Özgür Ülke'nin 25 Ocak 1995 tarihli yayınında cinayetler PKK adına üstleniliyor: ‘‘Doğu Kürdistanlı Asker Tahiroğlu (Asker Simko) ve Nazo ya da Lazo lakabıyla bilinen Zeya Nazım isimli kişilerin Kürt işadamlarının öldürülmesine karıştıkları ve Kürt örgütleri ile PKK'nın arasını açmaya çalıştıkları gerekçesiyle 14 Ocak günü İstanbul'da ARGK metropol timleri tarafından öldürüldüğü bildirildi.’’

* * *

PKK yayın organı gazetenin haberinde Uğur Mumcu'nun ismi de geçiyor:

‘‘Babası öldükten sonra Asker'in işleri daha iyi gitmeye başlamıştı. İstanbul Ataköy'de villa sahibiydi. Aksaray'a takılıyordu. Aksaray'a takılan sadece o değildi. Şahçı birçok İranlı, butik, otel açmış, bu işi yürütüyorlardı. İş karışıktı. Hem uyuşturucu, hem gizli örgütler, hem sahte pasaport hem de kan. MİT'ten bazıları, bu şebekeyi gazetecilere sızdırdı. Gazeteciler, MİT'ten bazı kişilerin yardımıyla kapsamlı bir dosya hazırladılar. Gazeteler dosyada yazılanlardan ürktü ve bu dosya yayınlanmadı. Bunun üzerine gazeteciler 1989 ve 1992 yılında iki dosyayı Uğur Mumcu'ya verdiler. Çünkü şebekenin koruyucuları arasında bazı polis ve politikacıların adı geçiyordu.’’

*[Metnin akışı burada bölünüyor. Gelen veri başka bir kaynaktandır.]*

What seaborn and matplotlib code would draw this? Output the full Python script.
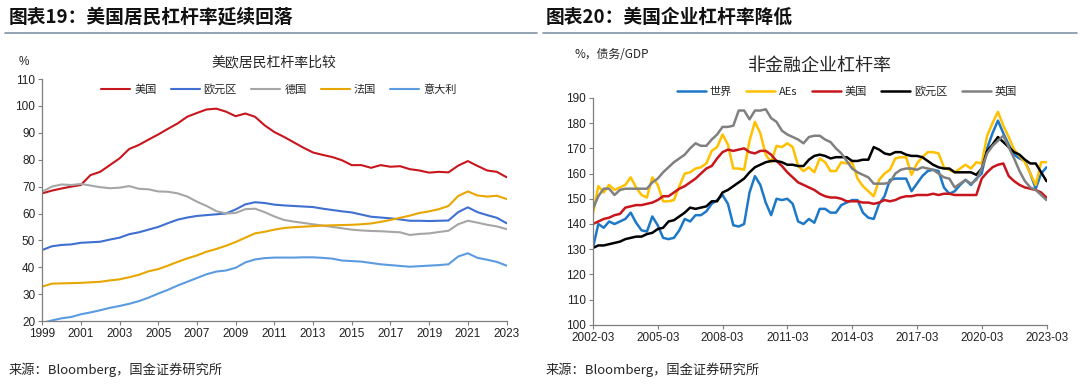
import numpy as np
import pandas as pd
import matplotlib
matplotlib.use("Agg")
import matplotlib.pyplot as plt
import seaborn as sns

# ---------------- left panel: household leverage (semi-annual) ----------------
years = np.arange(1999, 2023.01, 0.5)
us_hh = [67.5, 68.5, 69.3, 70.0, 70.6, 74.3, 75.5, 78.0, 80.5, 84.0, 85.5, 87.5, 89.4,
         91.5, 93.5, 96.0, 97.4, 98.7, 99.0, 97.9, 96.2, 97.2, 96.0, 92.8, 90.3, 88.5,
         86.5, 84.5, 82.7, 81.8, 81.0, 79.8, 78.0, 78.0, 77.0, 78.0, 77.4, 77.6, 76.5,
         76.0, 75.2, 75.5, 75.3, 77.8, 79.5, 77.7, 76.0, 75.5, 73.5]
ez_hh = [46.4, 47.8, 48.3, 48.5, 49.1, 49.3, 49.5, 50.3, 51.0, 52.3, 53.0, 54.0, 55.0,
         56.4, 57.7, 58.5, 59.1, 59.4, 59.7, 60.0, 61.5, 63.4, 64.2, 63.9, 63.3, 63.0,
         62.8, 62.6, 62.4, 61.8, 61.3, 60.8, 60.4, 59.6, 58.8, 58.5, 58.2, 57.8, 57.3,
         57.3, 57.2, 57.3, 57.4, 60.5, 62.3, 60.5, 59.4, 58.4, 56.4]
de_hh = [68.1, 70.0, 70.8, 70.6, 71.0, 70.4, 69.8, 69.4, 69.6, 70.2, 69.2, 69.0, 68.2,
         68.1, 67.5, 66.3, 64.4, 62.8, 60.9, 60.0, 60.2, 61.6, 61.8, 60.5, 58.9, 57.6,
         57.0, 56.5, 56.0, 55.5, 55.0, 54.5, 54.0, 53.7, 53.5, 53.4, 53.2, 53.0, 52.0,
         52.4, 52.6, 53.1, 53.6, 56.0, 57.3, 56.6, 55.8, 55.2, 54.2]
fr_hh = [32.8, 33.9, 34.0, 34.1, 34.2, 34.4, 34.6, 35.1, 35.5, 36.3, 37.2, 38.5, 39.3,
         40.6, 42.0, 43.3, 44.4, 45.8, 46.8, 48.0, 49.4, 51.0, 52.6, 53.2, 54.0, 54.6,
         54.9, 55.1, 55.3, 55.5, 55.6, 55.7, 55.8, 56.0, 56.3, 56.9, 57.6, 58.4, 59.2,
         60.2, 60.8, 61.6, 62.8, 66.5, 68.2, 66.7, 66.3, 66.6, 65.4]
it_hh = [19.3, 20.2, 21.0, 21.5, 22.5, 23.2, 24.0, 24.9, 25.6, 26.4, 27.4, 28.7, 30.2,
         31.6, 33.2, 34.6, 36.0, 37.4, 38.4, 38.8, 39.8, 41.8, 42.9, 43.4, 43.6, 43.6,
         43.6, 43.7, 43.7, 43.5, 43.2, 42.5, 42.3, 42.1, 41.6, 41.1, 40.8, 40.5, 40.2,
         40.4, 40.6, 40.8, 41.1, 44.0, 45.2, 43.5, 42.8, 42.0, 40.6]
left_names = ["美国", "欧元区", "德国", "法国", "意大利"]
left_colors = ["#C8161D", "#3F6FD1", "#A6A6A6", "#E8A600", "#5B9BE0"]

# ---------------- right panel: non-financial corporate leverage (quarterly) ----------------
world = [130.5, 140, 138.5, 141, 140, 141, 142, 144.5, 140.5, 137.5, 137, 143, 139.5, 134.5,
         134, 134.5, 137.5, 142, 141, 143.5, 143.5, 145, 148, 149.5, 151.5, 148, 139.5, 139,
         140, 152.5, 159, 155.5, 148.5, 143.5, 150, 149.5, 150, 148, 141, 140, 142, 140.5,
         146, 146, 144.5, 144.5, 147.5, 148.5, 149.5, 149.5, 144.5, 142.5, 142, 148, 151,
         157.5, 158, 158, 158, 153, 156, 159, 161, 161.5, 161, 154.5, 152, 153, 155.5, 157.5,
         155.5, 158, 160, 170, 176, 181, 176, 171.5, 167.5, 166, 165, 160, 154, 160, 162.5]
aes = [144, 155, 152.5, 155.5, 153.5, 154.5, 155.5, 158.5, 154.5, 151.5, 150.5, 158.5, 155.5,
       149, 149, 149.5, 155, 160, 160.5, 162, 162.5, 164, 169, 170.5, 175.5, 171.5, 162, 162,
       161.5, 173, 180.5, 176, 167.5, 164.5, 171, 170.5, 172, 170.5, 163, 161, 162.5, 160.5,
       166, 164.5, 161, 161, 164.5, 164, 164.5, 158, 155, 153, 151, 157.5, 160, 161.5, 166,
       166.5, 166.5, 159.5, 164, 166.5, 168.5, 168.5, 168, 162.5, 161.5, 160.5, 162, 163.5,
       162, 164.5, 164, 175, 180, 184.5, 179, 174.5, 169.5, 167, 164.5, 160, 155.5, 164.5, 164.5]
us_corp = [140, 141, 142, 142.5, 143.5, 144, 146.5, 147, 147.5, 147.5, 148, 148.5, 149.5, 151,
           151, 152.5, 154, 155, 156.5, 158, 160, 162, 163, 166, 168.5, 169.5, 169, 169.5, 170,
           168.5, 168, 169, 169, 167.5, 165, 163, 160.5, 158.5, 156.5, 155.5, 154.5, 153.5,
           152, 151, 150.5, 150.5, 150, 149, 149, 149, 148.5, 148.5, 148, 148.5, 149.5, 149,
           149.5, 150.5, 151, 151, 151.5, 151.5, 151.5, 152, 151.5, 152, 152, 151.5, 151.5,
           151.5, 151.5, 151.5, 158, 160.5, 162.5, 163.5, 164, 159, 157, 155.5, 154.5, 154,
           153.5, 152.5, 150.5]
ez_corp = [130.5, 131.5, 131.5, 132, 132.5, 133, 134, 134.5, 135, 135, 136, 136.5, 138, 138.5,
           141, 141.5, 143, 144.5, 146.5, 146, 146.5, 147, 149, 149, 152.5, 153.5, 155, 156.5,
           158, 160.5, 162.5, 163.5, 164.5, 165, 165, 164.5, 163.5, 163.5, 163, 163, 165.5, 167,
           167.5, 167, 166, 166.5, 166.5, 166.5, 165, 165, 165.5, 165.5, 170.5, 169.5, 168,
           167.5, 168.5, 168.5, 167.5, 167, 167, 166.5, 165, 163.5, 162.5, 162, 162, 160.5,
           160.5, 160.5, 160.5, 159.5, 162, 169, 171.5, 174.5, 172.5, 170.5, 168.5, 167.5,
           165.5, 164, 164, 160.5, 157]
uk_corp = [146, 151, 154, 154, 151.5, 153.5, 154, 154, 154, 154, 154, 156.5, 158, 160.5, 162.5,
           164.5, 166, 167.5, 170, 172, 171, 171, 173.5, 175.5, 178.5, 178.5, 179, 185, 185,
           181.5, 185, 185, 185.5, 182, 180.5, 177, 175.5, 174.5, 173.5, 172, 174.5, 175, 175,
           173.5, 172.5, 170, 168, 165, 162, 160.5, 159.5, 158.5, 156, 156, 156, 156.5, 160,
           161.5, 162, 162, 161.5, 162.5, 162, 161.5, 160, 158.5, 158, 154.5, 156, 157.5, 156,
           157.5, 162, 168, 171, 173, 175, 170.5, 166, 161, 157, 154.5, 153.5, 151.5, 149.5]
right_names = ["世界", "AEs", "美国", "欧元区", "英国"]
right_colors = ["#1E78C8", "#FFC000", "#C8161D", "#000000", "#808080"]
right_ticks = ["2002-03", "2005-03", "2008-03", "2011-03", "2014-03", "2017-03", "2020-03", "2023-03"]

sns.set_theme(style="white")
plt.rcParams["font.family"] = ["Liberation Sans", "Noto Sans CJK SC", "DejaVu Sans"]
cjk = ["Noto Sans CJK SC", "DejaVu Sans"]

fig = plt.figure(figsize=(10.8, 3.84), dpi=100)

# headers, rules, sources
fig.text(0.008, 0.955, "图表19：美国居民杠杆率延续回落", family=cjk, fontsize=13.5,
         fontweight="bold", va="center", color="#111111")
fig.text(0.505, 0.955, "图表20：美国企业杠杆率降低", family=cjk, fontsize=13.5,
         fontweight="bold", va="center", color="#111111")
fig.add_artist(plt.Line2D([0.005, 0.497], [0.913, 0.913], color="#7F93A8", lw=1.2))
fig.add_artist(plt.Line2D([0.503, 0.997], [0.913, 0.913], color="#7F93A8", lw=1.2))
fig.text(0.008, 0.037, "来源：Bloomberg，国金证券研究所", family=cjk, fontsize=9.5, va="center")
fig.text(0.505, 0.037, "来源：Bloomberg，国金证券研究所", family=cjk, fontsize=9.5, va="center")

leg_kw = dict(ncol=5, frameon=False, prop={"family": cjk, "size": 8}, handlelength=2.6,
              columnspacing=1.3, handletextpad=0.35, borderaxespad=0)

# ---------- left axes ----------
ax1 = fig.add_axes([0.039, 0.164, 0.430, 0.630])
df1 = pd.DataFrame({"year": np.tile(years, 5),
                    "value": us_hh + ez_hh + de_hh + fr_hh + it_hh,
                    "series": np.repeat(left_names, len(years))})
sns.lineplot(data=df1, x="year", y="value", hue="series", hue_order=left_names,
             palette=left_colors, linewidth=1.5, ax=ax1)
ax1.set_xlim(1999, 2023)
ax1.set_ylim(20, 110)
ax1.set_xticks(range(1999, 2024, 2))
ax1.set_yticks(range(20, 111, 10))
ax1.set_xlabel("")
ax1.set_ylabel("")
ax1.legend(loc="center", bbox_to_anchor=(0.51, 0.958), **leg_kw)
ax1.text(0.5, 1.07, "美欧居民杠杆率比较", transform=ax1.transAxes, ha="center",
         va="center", family=cjk, fontsize=10)
ax1.text(-0.04, 1.07, "%", transform=ax1.transAxes, ha="center", va="center", fontsize=8.5)

# ---------- right axes ----------
ax2 = fig.add_axes([0.549, 0.154, 0.420, 0.591])
n = len(world)
df2 = pd.DataFrame({"q": np.tile(np.arange(n), 5),
                    "value": world + aes + us_corp + ez_corp + uk_corp,
                    "series": np.repeat(right_names, n)})
sns.lineplot(data=df2, x="q", y="value", hue="series", hue_order=right_names,
             palette=right_colors, linewidth=1.8, ax=ax2)
ax2.set_xlim(0, n - 1)
ax2.set_ylim(100, 190)
ax2.set_xticks(range(0, n, 12))
ax2.set_xticklabels(right_ticks)
ax2.set_yticks(range(100, 191, 10))
ax2.set_xlabel("")
ax2.set_ylabel("")
ax2.legend(loc="center", bbox_to_anchor=(0.56, 1.028), **leg_kw)
ax2.text(0.5, 1.14, "非金融企业杠杆率", transform=ax2.transAxes, ha="center",
         va="center", family=cjk, fontsize=13)
ax2.text(-0.04, 1.19, "%，债务/GDP", transform=ax2.transAxes, ha="left",
         va="center", family=cjk, fontsize=8.5)

for ax in (ax1, ax2):
    sns.despine(ax=ax)
    for s in ("left", "bottom"):
        ax.spines[s].set_color("#7F7F7F")
        ax.spines[s].set_linewidth(0.9)
    ax.tick_params(axis="both", which="major", direction="out", length=3, width=0.8,
                   color="#7F7F7F", labelsize=8.5, labelcolor="#222222", pad=2,
                   left=True, bottom=True)

fig.savefig("out.png", dpi=100)
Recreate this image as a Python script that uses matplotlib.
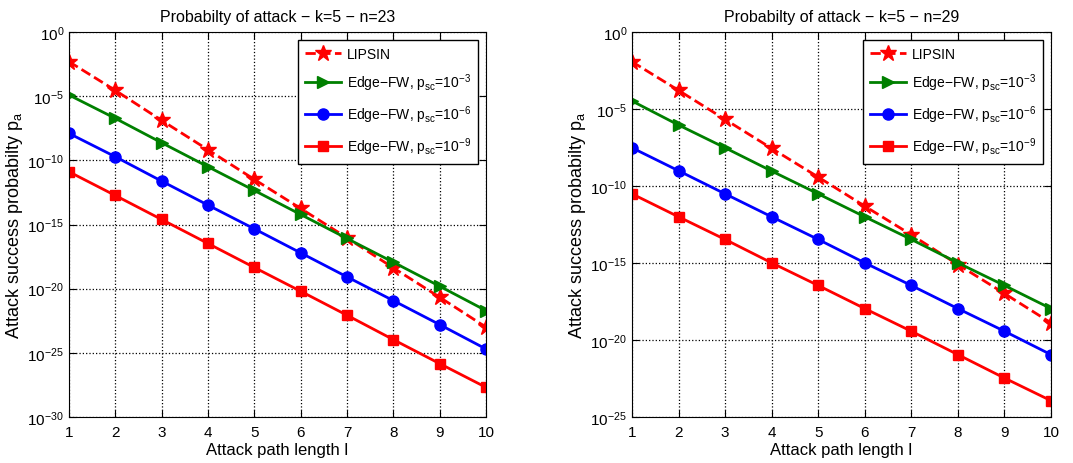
import matplotlib.pyplot as plt
import numpy as np
from matplotlib.ticker import FixedLocator, NullLocator

plt.rcParams['font.family'] = ['Liberation Sans', 'DejaVu Sans']
plt.rcParams['mathtext.default'] = 'regular'

path_len = np.arange(1, 11)

# log10 of the attack success probability
left_lipsin = [-2.31, -4.55, -6.89, -9.18, -11.49, -13.75, -16.04, -18.38, -20.67, -23.0]
left_fw3 = [-4.91, -6.73, -8.63, -10.5, -12.35, -14.22, -16.09, -17.94, -19.81, -21.71]
left_fw6 = [-7.90, -9.72, -11.62, -13.49, -15.34, -17.21, -19.08, -20.93, -22.80, -24.70]
left_fw9 = [-10.89, -12.74, -14.61, -16.48, -18.35, -20.2, -22.07, -23.97, -25.84, -27.69]

right_lipsin = [-1.93, -3.79, -5.68, -7.56, -9.42, -11.31, -13.17, -15.1, -16.98, -18.89]
right_fw3 = [-4.48, -6.04, -7.52, -9.03, -10.51, -12.0, -13.47, -14.99, -16.46, -17.96]
right_fw6 = [-7.52, -9.01, -10.51, -12.0, -13.47, -14.99, -16.46, -17.96, -19.43, -20.95]
right_fw9 = [-10.51, -12.0, -13.47, -14.99, -16.46, -17.96, -19.43, -20.95, -22.47, -23.94]

titles = ['Probabilty of attack \u2212 k=5 \u2212 n=23', 'Probabilty of attack \u2212 k=5 \u2212 n=29']
ymins = [-30, -25]

labels = ['LIPSIN',
          'Edge\u2212FW, p$_{sc}$=10$^{-3}$',
          'Edge\u2212FW, p$_{sc}$=10$^{-6}$',
          'Edge\u2212FW, p$_{sc}$=10$^{-9}$']

fig = plt.figure(figsize=(10.73, 4.64), dpi=100)
W, H = 1073.0, 464.0
boxes = [(69, 33, 486, 418), (632, 33, 1051, 418)]

panels = [(left_lipsin, left_fw3, left_fw6, left_fw9),
          (right_lipsin, right_fw3, right_fw6, right_fw9)]

for i in range(2):
    x0, y0, x1, y1 = boxes[i]
    ax = fig.add_axes([x0 / W, 1 - y1 / H, (x1 - x0) / W, (y1 - y0) / H])
    lip, f3, f6, f9 = [10.0 ** np.array(s) for s in panels[i]]
    ax.semilogy(path_len, lip, '--', color='#ff0000', marker='*', markersize=12, linewidth=2, label=labels[0])
    ax.semilogy(path_len, f3, '-', color='#008000', marker='>', markersize=8, linewidth=2, label=labels[1])
    ax.semilogy(path_len, f6, '-', color='#0000ff', marker='o', markersize=8, linewidth=2, label=labels[2])
    ax.semilogy(path_len, f9, '-', color='#ff0000', marker='s', markersize=7, linewidth=2, label=labels[3])

    ax.set_xlim(1, 10)
    ax.set_ylim(10.0 ** ymins[i], 1)
    ax.set_xticks(path_len)
    ax.yaxis.set_major_locator(FixedLocator([10.0 ** e for e in range(ymins[i], 1, 5)]))
    ax.yaxis.set_minor_locator(NullLocator())
    ax.tick_params(direction='in', top=True, right=True, labelsize=11, length=5)
    ax.tick_params(axis='x', pad=6)
    ax.grid(True, linestyle=':', color='black', linewidth=0.9)
    ax.set_title(titles[i], fontsize=11.5, pad=8)
    ax.set_xlabel('Attack path length l', fontsize=12, labelpad=2)
    ax.set_ylabel('Attack success probabilty p$_a$', fontsize=13, labelpad=2)
    leg = ax.legend(loc='upper right', fontsize=10, fancybox=False, framealpha=1,
                    edgecolor='black', handlelength=2.6, handletextpad=0.4,
                    borderpad=0.5, labelspacing=0.75, borderaxespad=0.6)
    leg.get_frame().set_linewidth(1.0)

fig.savefig('out.png', dpi=100)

Aynı haberde, dönemin başbakanı tarafından ‘‘PKK'ya yardım eden işadamlarının isimlerini biliyoruz’’ diye ilan edilen listenin Smitko'nun yardımıyla hazırlandığı iddiası da yer alıyor.

* * *

Mehmet Eymür bu alıntıları yaptıktan sonra, ‘‘Evet, Özgür Ülke, Asgar Smitko ve Lazım Esmaeili'nin ARGK metropol timleri tarafından sorgulanıp öldürüldüğünü iddia ediliyordu’’ diyor ve hemen soruyor: ‘‘Öldüren belli, kaçıran kim?’’

Eymür'ün bu soruya bulduğu tüyler ürpertici yanıtı yorumsuz aktarmakla yetiniyoruz: ‘‘Yazıda eksik olan, ARGK timlerinin iki İranlı'yı ne şekilde ele geçirdiğiydi. İki İranlı polis bağlantılı bir grup tarafından kaçırılmış ve önceden yapılan bir anlaşma gereği PKK ile bağlantılı başka bir gruba teslim edilmişti. Her iki grup arasındaki bağ, uyuşturucu kaçakçılığı dolayısıyla kurulmuş olmalıydı.’’

Türkiye'deki İran bağlantılarını çözmeden Uğur Mumcu'nun katillerini yakalamanın neden mümkün olmadığını şimdi daha iyi anladınız mı?